--- Written task ---
Only the pictures are to be left out; set down the rest of the records exactly.

------------------------------

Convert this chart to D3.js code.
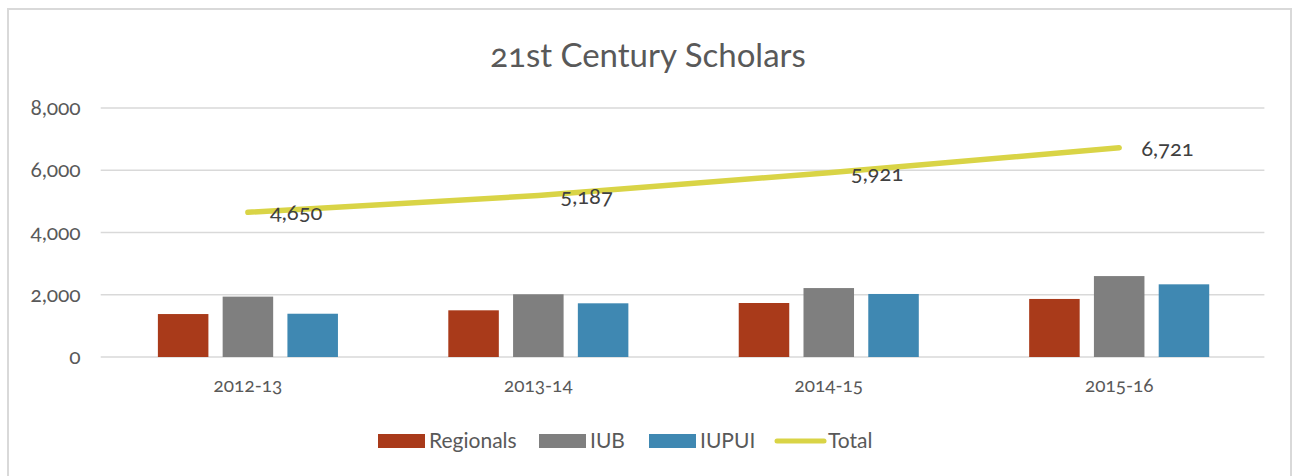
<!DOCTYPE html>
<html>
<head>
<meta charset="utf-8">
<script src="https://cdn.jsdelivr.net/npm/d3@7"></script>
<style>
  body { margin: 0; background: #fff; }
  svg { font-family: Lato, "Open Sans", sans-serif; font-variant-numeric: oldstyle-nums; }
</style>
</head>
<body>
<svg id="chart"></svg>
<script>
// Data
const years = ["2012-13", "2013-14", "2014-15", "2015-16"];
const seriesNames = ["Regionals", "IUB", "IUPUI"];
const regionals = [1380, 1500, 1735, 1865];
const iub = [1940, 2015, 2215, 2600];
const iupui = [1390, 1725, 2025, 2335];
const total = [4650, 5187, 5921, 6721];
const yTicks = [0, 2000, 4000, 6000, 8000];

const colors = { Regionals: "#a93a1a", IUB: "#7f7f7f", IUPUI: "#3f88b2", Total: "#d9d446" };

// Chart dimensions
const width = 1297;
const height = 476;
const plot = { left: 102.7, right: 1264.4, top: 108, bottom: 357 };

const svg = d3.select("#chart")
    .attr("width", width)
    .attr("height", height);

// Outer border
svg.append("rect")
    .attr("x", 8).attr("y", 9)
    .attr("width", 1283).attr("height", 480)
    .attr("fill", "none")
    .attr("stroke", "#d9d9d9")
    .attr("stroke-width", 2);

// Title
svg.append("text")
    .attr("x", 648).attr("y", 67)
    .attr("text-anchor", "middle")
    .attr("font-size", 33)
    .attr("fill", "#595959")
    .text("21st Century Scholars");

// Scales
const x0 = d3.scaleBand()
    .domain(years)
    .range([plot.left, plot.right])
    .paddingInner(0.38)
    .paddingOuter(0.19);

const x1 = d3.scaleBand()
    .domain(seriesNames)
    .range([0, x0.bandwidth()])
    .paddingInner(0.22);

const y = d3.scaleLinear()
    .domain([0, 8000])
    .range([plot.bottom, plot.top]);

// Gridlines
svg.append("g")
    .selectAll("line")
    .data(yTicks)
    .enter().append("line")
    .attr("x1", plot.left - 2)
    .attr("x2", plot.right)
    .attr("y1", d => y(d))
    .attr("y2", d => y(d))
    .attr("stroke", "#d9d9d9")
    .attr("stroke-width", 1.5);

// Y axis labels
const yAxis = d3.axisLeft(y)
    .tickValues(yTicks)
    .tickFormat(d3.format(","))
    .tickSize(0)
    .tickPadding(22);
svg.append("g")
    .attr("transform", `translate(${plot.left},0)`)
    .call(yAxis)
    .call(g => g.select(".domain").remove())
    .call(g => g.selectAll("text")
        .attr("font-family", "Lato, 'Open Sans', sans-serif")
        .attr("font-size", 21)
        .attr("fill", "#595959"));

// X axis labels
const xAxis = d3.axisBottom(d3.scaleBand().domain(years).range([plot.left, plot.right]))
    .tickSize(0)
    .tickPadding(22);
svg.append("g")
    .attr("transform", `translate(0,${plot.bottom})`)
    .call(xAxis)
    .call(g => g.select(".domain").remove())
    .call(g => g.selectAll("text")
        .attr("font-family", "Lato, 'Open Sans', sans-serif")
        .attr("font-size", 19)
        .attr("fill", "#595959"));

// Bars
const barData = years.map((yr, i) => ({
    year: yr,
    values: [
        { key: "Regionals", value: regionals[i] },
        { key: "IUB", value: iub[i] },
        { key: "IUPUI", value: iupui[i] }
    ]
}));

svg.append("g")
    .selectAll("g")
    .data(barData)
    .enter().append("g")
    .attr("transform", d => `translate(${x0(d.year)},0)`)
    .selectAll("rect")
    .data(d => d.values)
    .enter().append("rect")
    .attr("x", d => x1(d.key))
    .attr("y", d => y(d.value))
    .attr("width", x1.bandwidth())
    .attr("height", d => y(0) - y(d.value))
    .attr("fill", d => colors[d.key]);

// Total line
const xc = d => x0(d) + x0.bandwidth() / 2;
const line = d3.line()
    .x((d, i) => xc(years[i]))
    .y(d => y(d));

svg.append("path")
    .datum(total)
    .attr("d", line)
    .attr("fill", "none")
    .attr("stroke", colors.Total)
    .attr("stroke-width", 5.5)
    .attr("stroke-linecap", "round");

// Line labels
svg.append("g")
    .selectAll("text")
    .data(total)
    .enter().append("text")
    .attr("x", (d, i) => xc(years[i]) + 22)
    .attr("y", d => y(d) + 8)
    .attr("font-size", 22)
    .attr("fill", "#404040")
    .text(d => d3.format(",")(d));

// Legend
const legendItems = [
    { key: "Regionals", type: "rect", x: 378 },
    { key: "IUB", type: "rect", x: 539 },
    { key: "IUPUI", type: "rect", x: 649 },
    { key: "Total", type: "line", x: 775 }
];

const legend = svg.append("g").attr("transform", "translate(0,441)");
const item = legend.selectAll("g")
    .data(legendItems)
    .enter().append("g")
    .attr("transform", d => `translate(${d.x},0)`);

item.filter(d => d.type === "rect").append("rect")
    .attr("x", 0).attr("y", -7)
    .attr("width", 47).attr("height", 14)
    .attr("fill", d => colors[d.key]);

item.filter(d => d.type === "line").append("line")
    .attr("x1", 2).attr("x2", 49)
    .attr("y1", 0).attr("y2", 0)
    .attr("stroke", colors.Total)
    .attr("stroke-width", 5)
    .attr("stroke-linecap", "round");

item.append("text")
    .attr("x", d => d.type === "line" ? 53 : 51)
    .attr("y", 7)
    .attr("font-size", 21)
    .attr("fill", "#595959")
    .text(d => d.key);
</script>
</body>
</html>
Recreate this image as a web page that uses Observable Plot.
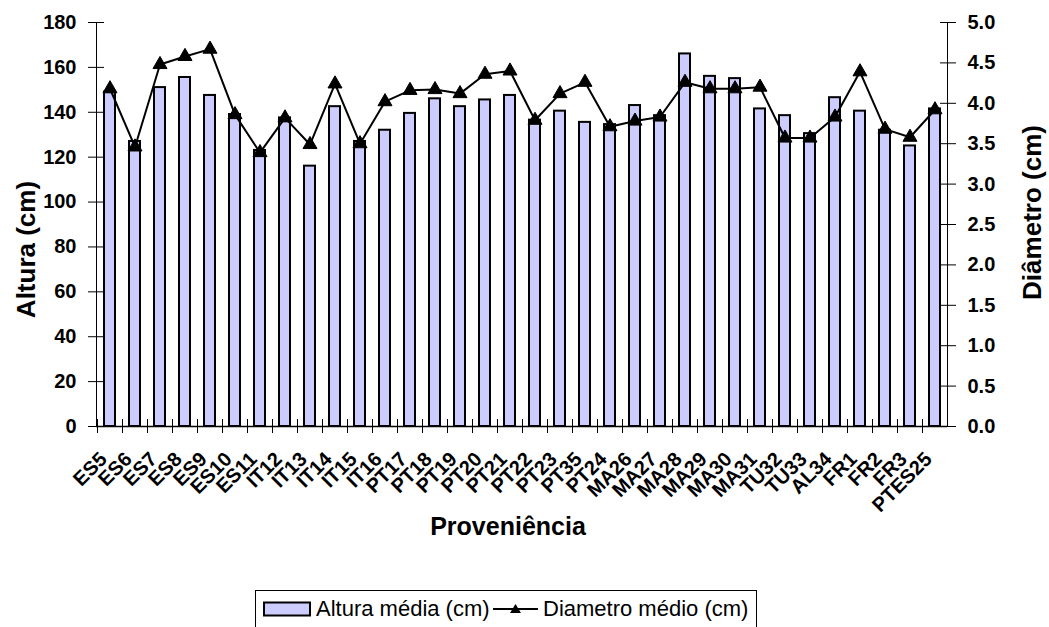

------------------------------

--- Output below ---
Convert this chart to D3.js code.
<!DOCTYPE html>
<html>
<head>
<meta charset="utf-8">
<script src="https://cdn.jsdelivr.net/npm/d3@7"></script>
<style>
  body { margin: 0; background: #fff; }
  svg { font-family: Lato, "Open Sans", sans-serif; font-variant-numeric: oldstyle-nums; }
</style>
</head>
<body>
<svg id="chart"></svg>
<script>
// Data
const years = ["2012-13", "2013-14", "2014-15", "2015-16"];
const seriesNames = ["Regionals", "IUB", "IUPUI"];
const regionals = [1380, 1500, 1735, 1865];
const iub = [1940, 2015, 2215, 2600];
const iupui = [1390, 1725, 2025, 2335];
const total = [4650, 5187, 5921, 6721];
const yTicks = [0, 2000, 4000, 6000, 8000];

const colors = { Regionals: "#a93a1a", IUB: "#7f7f7f", IUPUI: "#3f88b2", Total: "#d9d446" };

// Chart dimensions
const width = 1297;
const height = 476;
const plot = { left: 102.7, right: 1264.4, top: 108, bottom: 357 };

const svg = d3.select("#chart")
    .attr("width", width)
    .attr("height", height);

// Outer border
svg.append("rect")
    .attr("x", 8).attr("y", 9)
    .attr("width", 1283).attr("height", 480)
    .attr("fill", "none")
    .attr("stroke", "#d9d9d9")
    .attr("stroke-width", 2);

// Title
svg.append("text")
    .attr("x", 648).attr("y", 67)
    .attr("text-anchor", "middle")
    .attr("font-size", 33)
    .attr("fill", "#595959")
    .text("21st Century Scholars");

// Scales
const x0 = d3.scaleBand()
    .domain(years)
    .range([plot.left, plot.right])
    .paddingInner(0.38)
    .paddingOuter(0.19);

const x1 = d3.scaleBand()
    .domain(seriesNames)
    .range([0, x0.bandwidth()])
    .paddingInner(0.22);

const y = d3.scaleLinear()
    .domain([0, 8000])
    .range([plot.bottom, plot.top]);

// Gridlines
svg.append("g")
    .selectAll("line")
    .data(yTicks)
    .enter().append("line")
    .attr("x1", plot.left - 2)
    .attr("x2", plot.right)
    .attr("y1", d => y(d))
    .attr("y2", d => y(d))
    .attr("stroke", "#d9d9d9")
    .attr("stroke-width", 1.5);

// Y axis labels
const yAxis = d3.axisLeft(y)
    .tickValues(yTicks)
    .tickFormat(d3.format(","))
    .tickSize(0)
    .tickPadding(22);
svg.append("g")
    .attr("transform", `translate(${plot.left},0)`)
    .call(yAxis)
    .call(g => g.select(".domain").remove())
    .call(g => g.selectAll("text")
        .attr("font-family", "Lato, 'Open Sans', sans-serif")
        .attr("font-size", 21)
        .attr("fill", "#595959"));

// X axis labels
const xAxis = d3.axisBottom(d3.scaleBand().domain(years).range([plot.left, plot.right]))
    .tickSize(0)
    .tickPadding(22);
svg.append("g")
    .attr("transform", `translate(0,${plot.bottom})`)
    .call(xAxis)
    .call(g => g.select(".domain").remove())
    .call(g => g.selectAll("text")
        .attr("font-family", "Lato, 'Open Sans', sans-serif")
        .attr("font-size", 19)
        .attr("fill", "#595959"));

// Bars
const barData = years.map((yr, i) => ({
    year: yr,
    values: [
        { key: "Regionals", value: regionals[i] },
        { key: "IUB", value: iub[i] },
        { key: "IUPUI", value: iupui[i] }
    ]
}));

svg.append("g")
    .selectAll("g")
    .data(barData)
    .enter().append("g")
    .attr("transform", d => `translate(${x0(d.year)},0)`)
    .selectAll("rect")
    .data(d => d.values)
    .enter().append("rect")
    .attr("x", d => x1(d.key))
    .attr("y", d => y(d.value))
    .attr("width", x1.bandwidth())
    .attr("height", d => y(0) - y(d.value))
    .attr("fill", d => colors[d.key]);

// Total line
const xc = d => x0(d) + x0.bandwidth() / 2;
const line = d3.line()
    .x((d, i) => xc(years[i]))
    .y(d => y(d));

svg.append("path")
    .datum(total)
    .attr("d", line)
    .attr("fill", "none")
    .attr("stroke", colors.Total)
    .attr("stroke-width", 5.5)
    .attr("stroke-linecap", "round");

// Line labels
svg.append("g")
    .selectAll("text")
    .data(total)
    .enter().append("text")
    .attr("x", (d, i) => xc(years[i]) + 22)
    .attr("y", d => y(d) + 8)
    .attr("font-size", 22)
    .attr("fill", "#404040")
    .text(d => d3.format(",")(d));

// Legend
const legendItems = [
    { key: "Regionals", type: "rect", x: 378 },
    { key: "IUB", type: "rect", x: 539 },
    { key: "IUPUI", type: "rect", x: 649 },
    { key: "Total", type: "line", x: 775 }
];

const legend = svg.append("g").attr("transform", "translate(0,441)");
const item = legend.selectAll("g")
    .data(legendItems)
    .enter().append("g")
    .attr("transform", d => `translate(${d.x},0)`);

item.filter(d => d.type === "rect").append("rect")
    .attr("x", 0).attr("y", -7)
    .attr("width", 47).attr("height", 14)
    .attr("fill", d => colors[d.key]);

item.filter(d => d.type === "line").append("line")
    .attr("x1", 2).attr("x2", 49)
    .attr("y1", 0).attr("y2", 0)
    .attr("stroke", colors.Total)
    .attr("stroke-width", 5)
    .attr("stroke-linecap", "round");

item.append("text")
    .attr("x", d => d.type === "line" ? 53 : 51)
    .attr("y", 7)
    .attr("font-size", 21)
    .attr("fill", "#595959")
    .text(d => d.key);
</script>
</body>
</html>
Recreate this image as a web page that uses Observable Plot.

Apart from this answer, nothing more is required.